In its simplest form, ICA proposes that sentences can be divided into smaller, meaningful units, known as immediate constituents, which are further broken down until the atomic units are uncovered, like individual words. These immediate constituents are typically arranged in a binary branching structure, forming a hierarchical organization of the sentence. The process of ICA can vary based on the underlying syntactic framework being employed. In phrase structure grammars (or constituency grammars), the analysis is based on the idea that the fundamental units of syntax are phrases, and these phrases combine in a hierarchical way to form sentences. In contrast, dependency grammars focus on the relationships between individual words, treating words as nodes that are linked by dependency relations rather than phrasal constituents.

History and Development

edit

Immediate Constituent Analysis (ICA) has played a crucial role in the evolution of syntactic theory, shaping our understanding of sentence structure from its early structuralist roots to contemporary linguistic applications. Emerging in the early 20th century, ICA was developed as a method for breaking down sentences into their smallest meaningful components, influencing key linguistic theories like generative grammar and distributionalism. Although no longer at the forefront of modern syntactic theory, ICA continues to be a valuable tool in both theoretical linguistics and practical applications, such as language teaching and computational syntax.
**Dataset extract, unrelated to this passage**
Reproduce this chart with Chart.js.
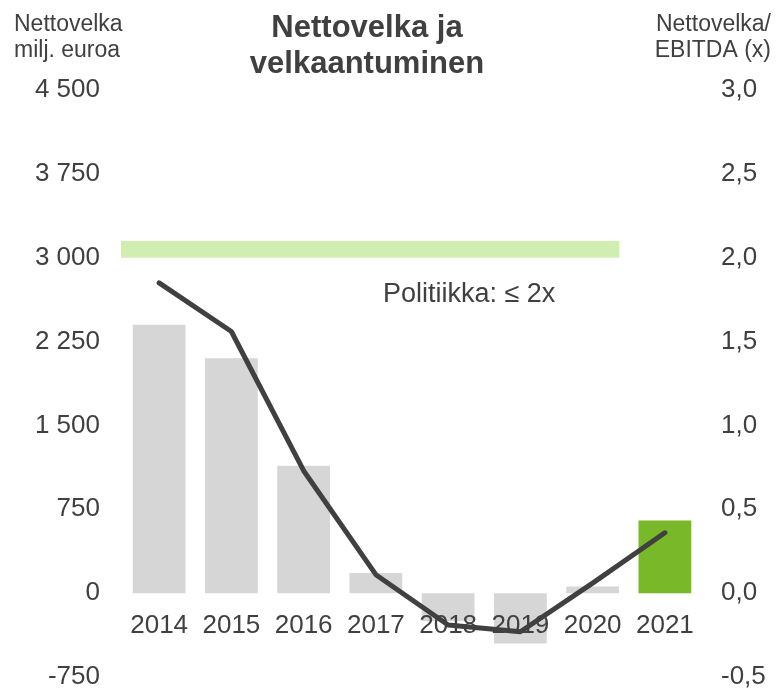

Origin of Structuralism (late 19th and early 20th century)

edit

The work of early structuralist linguists, particularly in the early 20th century, resulted in the development of structural linguistics and subsequently the differentiation of the smallest units of meaning. Ferdinand de Saussure, a Swiss linguist who contributed groundwork to structural linguistics, which later contributed to the developments in syntactic analysis, even though his work focused more on the structural relationship between elements of a language rather than formal syntactic structures (Jensen 2002, pg. 24).

However, ICA as a formal method began to emerge in the United States in the 1930s, largely as a part of American Structuralism. Linguist Leonard Bloomfield, dubbed the father of distributionalism, introduced the distributional analysis method, which focused on providing a structure for syntax, which later influenced ICA's development. Wilhelm Wundt, a German psychologist, had earlier proposed a similar method of dividing sentences into components for psychological analysis, but it was Leonard Bloomfield, known as the father of distributionalism, who formally introduced distributional analysis as a linguistic methodology. Bloomfield’s work on syntactic structures laid the foundation for the ICA approach by emphasizing the identification and classification of linguistic elements in a sentence, which could then be analyzed for their distributional properties.

Early ICA: from Distributionalism to Generative Grammar (mid 20th century)

edit

The method of Immediate Constituent Analysis is most closely associated with the work of Zellig Harris. Harris expanded on Bloomfield's distributional analysis by providing a more formal approach to syntactic structure, specifically in English sentence analysis. In the 1940s and 1950s, Harris introduced the concept of immediate constituents as the parts of a sentence that can be directly combined to form larger units, such as noun phrases (NPs) and verb phrases (VPs) (Harris 1951, pg. 52).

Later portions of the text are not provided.